Re: Pmemfs/guestmemfs discussion recap and open questions

Frank van der Linden <fvdl@xxxxxxxxxx> · Wed, 30 Oct 2024 15:43:57 -0700

On Tue, Oct 29, 2024 at 9:39 AM Mike Rapoport <rppt@xxxxxxxxxx> wrote:
>
> Hi David,
>
> On Fri, Oct 25, 2024 at 11:07:27PM -0700, David Rientjes wrote:
> > On Wed, 16 Oct 2024, David Rientjes wrote:
> >
> > > ----->o-----
> > > My takeaway: based on the feedback that was provided in the discussion:
> > >
> > >  - we need an allocator abstraction for persistent memory that can return
> > >    memory with various characteristics: 1GB or not, kernel direct map or
> > >    not, HVO or not, etc.
> > >
> > >  - built on top of that, we need the ability to carve out very large
> > >    ranges of memory (cloud provider use case) with NUMA awareness on the
> > >    kernel command line
> > >
> >
> > Following up on this, I think this physical memory allocator would also be
> > possible to use as a backend for hugetlb.  Hopefully this would be an
> > allocator that would be generally useful for multiple purposes, something
> > like a mm/phys_alloc.c.
>
> Can you elaborate on this? mm/page_alloc.c already allocates physical
> memory :)
>
> Or you mean an allocator that will deal with memory carved out from what page
> allocator manages?
>
> > Frank van der Linden may also have thoughts on the above?

Yeah 'physical allocator' is a bit of a misnomer. You're right, an
allocator that deals with memory not under page allocator control is a
better description.

To elaborate a bit: there are various scenarios where allocating
contiguous stretches of physical memory is useful. HugeTLB, VM guest
memory. Or where you are presented with an external range of VM_PFNMAP
memory and need to manage it in a simple way and hand it out for guest
memory support (see NVidia's github for nvgrace-egm). However, all of
these cases may come with slightly different requirements: is the
memory purely external? Does it have struct pages? If so, is it in the
direct map? Is the memmap for the memory optimized (HVO-style)? Does
it need to be persistent? When does it need to be zeroed out?

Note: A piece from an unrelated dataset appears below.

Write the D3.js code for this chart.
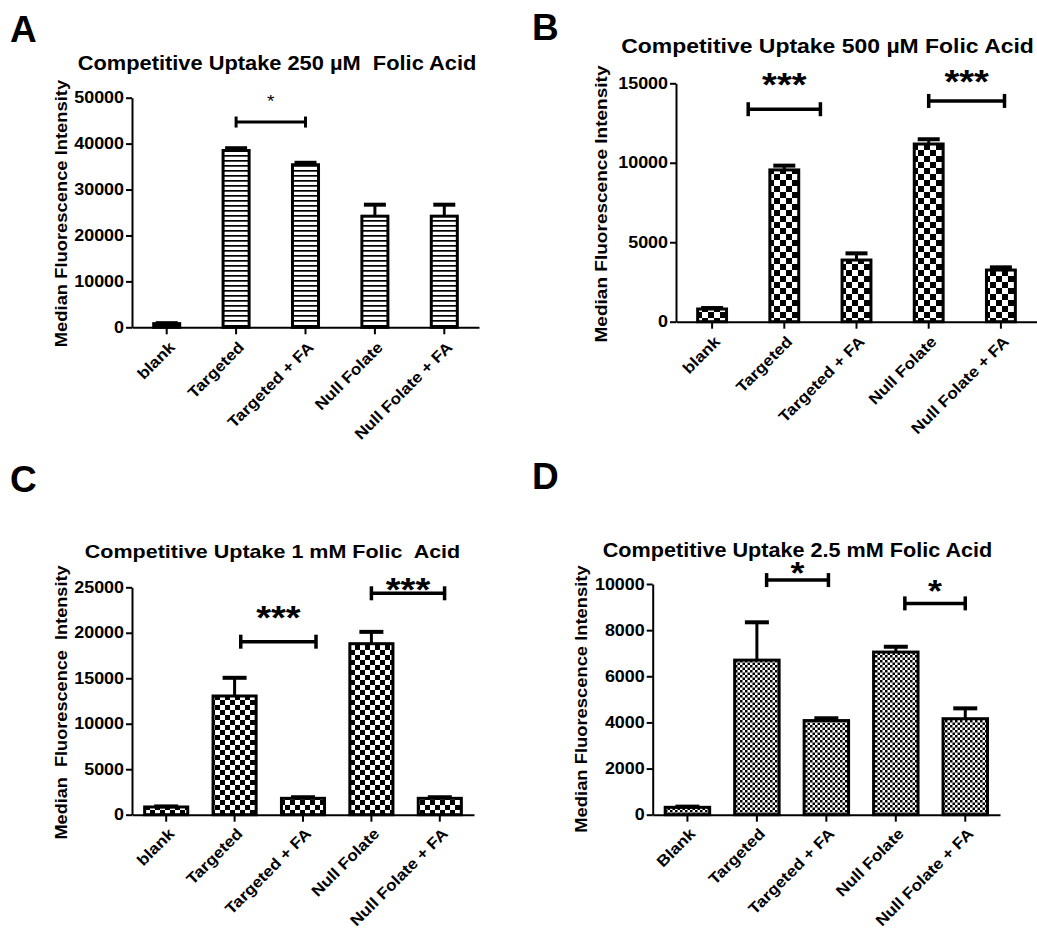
<!DOCTYPE html>
<html>
<head>
<meta charset="utf-8">
<script src="https://cdn.jsdelivr.net/npm/d3@7"></script>
<style>
  body { margin: 0; background: #fff; }
  svg { display: block; }
  text { font-family: "Liberation Sans", Arial, sans-serif; font-weight: bold; fill: #000; }
</style>
</head>
<body>
<svg id="fig" width="1037" height="930"></svg>
<script>
// ---- data ----
var groupsLower = ["blank", "Targeted", "Targeted + FA", "Null Folate", "Null Folate + FA"];
var groupsUpper = ["Blank", "Targeted", "Targeted + FA", "Null Folate", "Null Folate + FA"];

var meanA = [800, 38500, 35400, 24200, 24200];
var semA  = [100, 500, 430, 2500, 2500];
var meanB = [800, 9550, 3880, 11180, 3250];
var semB  = [60, 270, 420, 300, 170];
var meanC = [850, 13050, 1800, 18800, 1800];
var semC  = [60, 2000, 120, 1300, 120];
var meanD = [320, 6700, 4080, 7050, 4160];
var semD  = [30, 1640, 100, 230, 450];

var ticksA = [0, 10000, 20000, 30000, 40000, 50000];
var ticksB = [0, 5000, 10000, 15000];
var ticksC = [0, 5000, 10000, 15000, 20000, 25000];
var ticksD = [0, 2000, 4000, 6000, 8000, 10000];

// significance brackets: group index span, bracket level, star level (data units)
var sigA = [{ from: 1, to: 2, at: 44700, star: 50000, label: "*" }];
var sigB = [{ from: 0.5, to: 1.5, at: 13370, star: 15430, label: "***" },
            { from: 3, to: 4.05, at: 13890, star: 15590, label: "***" }];
var sigC = [{ from: 1.09, to: 2.19, at: 19020, star: 22500, label: "***" },
            { from: 3, to: 4.07, at: 24340, star: 25610, label: "***" }];
var sigD = [{ from: 1.14, to: 2.03, at: 10170, star: 10790, label: "*" },
            { from: 3.13, to: 4, at: 9160, star: 9990, label: "*" }];

var yTitle = "Median Fluorescence Intensity";
var yTitleC = "Median  Fluorescence  Intensity";

var SX = 1.12; // the original fonts are a bit wider than Liberation Sans

var svg = d3.select("#fig");

// fill patterns
var defs = svg.append("defs");
var stripes = defs.append("pattern").attr("id", "stripes")
  .attr("patternUnits", "userSpaceOnUse").attr("width", 10).attr("height", 5);
stripes.append("rect").attr("width", 10).attr("height", 5).attr("fill", "#fff");
stripes.append("rect").attr("width", 10).attr("height", 1.7).attr("fill", "#000");

function checker(id, s) {
  var p = defs.append("pattern").attr("id", id)
    .attr("patternUnits", "userSpaceOnUse").attr("width", 2 * s).attr("height", 2 * s);
  p.append("rect").attr("width", 2 * s).attr("height", 2 * s).attr("fill", "#fff");
  p.append("rect").attr("width", s).attr("height", s).attr("fill", "#000");
  p.append("rect").attr("x", s).attr("y", s).attr("width", s).attr("height", s).attr("fill", "#000");
}
checker("check6", 6);
checker("check5", 5);
checker("check25", 2.5);

function drawPanel(c) {
  var g = svg.append("g");

  // panel letter
  g.append("text").attr("x", c.letter[0]).attr("y", c.letter[1])
    .style("font-size", "37px").text(c.name);

  // title
  g.append("text")
    .attr("transform", "translate(" + c.titlePos[0] + "," + c.titlePos[1] + ") scale(" + SX + ",1)")
    .attr("text-anchor", "middle").style("font-size", c.titleSize + "px")
    .style("white-space", "pre").text(c.title);

  var x = d3.scaleBand().domain(c.cats).range(c.xr)
    .paddingInner(c.pad).paddingOuter(c.pad / 2);
  var y = d3.scaleLinear().domain([0, d3.max(c.ticks)]).range(c.yr);
  var bw = x.bandwidth();
  var xi = d3.scaleLinear().domain([0, c.cats.length - 1])
    .range([x(c.cats[0]) + bw / 2, x(c.cats[c.cats.length - 1]) + bw / 2]);

  var rows = c.cats.map(function(d, i) { return { cat: d, m: c.mean[i], e: c.sem[i] }; });

  // bars
  g.selectAll(".bar").data(rows).enter().append("rect")
    .attr("x", function(d) { return x(d.cat); })
    .attr("y", function(d) { return y(d.m); })
    .attr("width", bw)
    .attr("height", function(d) { return y(0) - y(d.m); })
    .attr("fill", "url(#" + c.pattern + ")")
    .attr("stroke", "#000").attr("stroke-width", 3);

  // error bars (upper only)
  g.selectAll(".err").data(rows).enter().append("line")
    .attr("x1", function(d) { return x(d.cat) + bw / 2; })
    .attr("x2", function(d) { return x(d.cat) + bw / 2; })
    .attr("y1", function(d) { return y(d.m); })
    .attr("y2", function(d) { return y(d.m + d.e); })
    .attr("stroke", "#000").attr("stroke-width", 3);
  g.selectAll(".cap").data(rows).enter().append("line")
    .attr("x1", function(d) { return x(d.cat) + bw / 2 - c.capW / 2; })
    .attr("x2", function(d) { return x(d.cat) + bw / 2 + c.capW / 2; })
    .attr("y1", function(d) { return y(d.m + d.e); })
    .attr("y2", function(d) { return y(d.m + d.e); })
    .attr("stroke", "#000").attr("stroke-width", 4);

  // axes
  var ya = g.append("g").attr("transform", "translate(" + c.xr[0] + ",0)")
    .call(d3.axisLeft(y).tickValues(c.ticks).tickSize(6).tickSizeOuter(0).tickPadding(2)
      .tickFormat(d3.format("d")));
  ya.selectAll("path, line").attr("stroke", "#000").attr("stroke-width", 2);
  ya.selectAll("text").attr("x", -8 / SX).attr("transform", "scale(" + SX + ",1)")
    .style("font-size", "16px").style("font-family", null).attr("fill", "#000");

  var xa = g.append("g").attr("transform", "translate(0," + c.yr[0] + ")")
    .call(d3.axisBottom(x).tickSize(7).tickSizeOuter(0));
  xa.selectAll("path, line").attr("stroke", "#000").attr("stroke-width", 2);
  xa.selectAll("text").attr("x", null).attr("y", null).attr("dy", null)
    .attr("text-anchor", "end")
    .attr("transform", "translate(" + c.xl[0] + "," + c.xl[1] + ") rotate(-45) scale(" + SX + ",1)")
    .style("font-size", "15.5px").style("font-family", null).attr("fill", "#000");

  // y axis title
  g.append("text")
    .attr("transform", "translate(" + c.ylab[0] + "," + c.ylab[1] + ") rotate(-90) scale(" + SX + ",1)")
    .attr("text-anchor", "middle").style("font-size", c.ylabSize + "px")
    .style("white-space", "pre").text(c.ylabel);

  // significance brackets
  c.sig.forEach(function(s) {
    var xa1 = xi(s.from), xa2 = xi(s.to), yy = y(s.at);
    g.append("line").attr("x1", xa1).attr("x2", xa2).attr("y1", yy).attr("y2", yy)
      .attr("stroke", "#000").attr("stroke-width", c.sigW);
    [xa1, xa2].forEach(function(xx) {
      g.append("line").attr("x1", xx).attr("x2", xx)
        .attr("y1", yy - c.capH / 2).attr("y2", yy + c.capH / 2)
        .attr("stroke", "#000").attr("stroke-width", c.sigW);
    });
    g.append("text")
      .attr("transform", "translate(" + (xa1 + xa2) / 2 + "," + (y(s.star) + 0.56 * c.starSize) + ") scale(" + SX + ",1)")
      .attr("text-anchor", "middle")
      .style("font-size", c.starSize + "px")
      .style("font-weight", c.starWeight)
      .text(s.label);
  });
}

drawPanel({
  name: "A", letter: [10, 42], title: "Competitive Uptake 250 \u00b5M  Folic Acid",
  titlePos: [277, 70], titleSize: 19.5,
  cats: groupsLower, mean: meanA, sem: semA, ticks: ticksA, sig: sigA,
  xr: [132, 479], yr: [327.3, 97.7], pad: 0.625, pattern: "stripes", capW: 22,
  xl: [9, 21], ylabel: yTitle, ylab: [66.5, 213.5], ylabSize: 16.4,
  sigW: 3, capH: 11, starSize: 17, starWeight: "normal"
});

drawPanel({
  name: "B", letter: [532, 40], title: "Competitive Uptake 500 \u00b5M Folic Acid",
  titlePos: [827.5, 53], titleSize: 20.5,
  cats: groupsLower, mean: meanB, sem: semB, ticks: ticksB, sig: sigB,
  xr: [676, 1037], yr: [321.7, 83.3], pad: 0.6, pattern: "check6", capW: 22,
  xl: [9, 21], ylabel: yTitle, ylab: [606.6, 204], ylabSize: 17,
  sigW: 3.5, capH: 14, starSize: 34, starWeight: "bold"
});

drawPanel({
  name: "C", letter: [10, 492], title: "Competitive Uptake 1 mM Folic  Acid",
  titlePos: [272.5, 558.3], titleSize: 19.2,
  cats: groupsLower, mean: meanC, sem: semC, ticks: ticksC, sig: sigC,
  xr: [132, 474], yr: [814.7, 587.3], pad: 0.37, pattern: "check5", capW: 24,
  xl: [9, 20], ylabel: yTitleC, ylab: [66.5, 702.5], ylabSize: 16.2,
  sigW: 3.5, capH: 14, starSize: 34, starWeight: "bold"
});

drawPanel({
  name: "D", letter: [532, 489.3], title: "Competitive Uptake 2.5 mM Folic Acid",
  titlePos: [797.5, 556.7], titleSize: 19.3,
  cats: groupsUpper, mean: meanD, sem: semD, ticks: ticksD, sig: sigD,
  xr: [652.7, 1000], yr: [814.7, 584], pad: 0.36, pattern: "check25", capW: 24,
  xl: [9, 20], ylabel: yTitle, ylab: [586.6, 699], ylabSize: 16.4,
  sigW: 3.5, capH: 14, starSize: 32, starWeight: "bold"
});
</script>
</body>
</html>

So that's why it seems like a good idea to come up with a slightly
more generalized version of pool allocator - something that manages,
usually larger, chunks of physically contiguous memory. A is
initialized with certain properties (persistence, etc). It has methods
to grow and shrink the pool if needed. It's in no way meant to be
anywhere near as sophisticated as the page allocator, that would not
be useful (and pointless code duplication). A simple fixed-size chunk
pool will satisfy a lot of these cases.

A number of the building blocks are already there: there's CMA,
there's ZONE_DEVICE which has tools to manipulate some of these
properties (by going through a hotremove / hotplug cycle). I created a
simple prototype that essentially uses CMA as a pool provider, and
uses some ZONE_DEVICE tools to initialize memory however you want it
when it's added to the pool. I also added some new init code to to
avoid things like unneeded memmap allocation at boot for hugetlbfs
pages. I put hugetlbfs on top of it - but in a restricted way for
prototyping purposes (no reservations, no demotion).

Anyway, this is the basic idea.

- Frank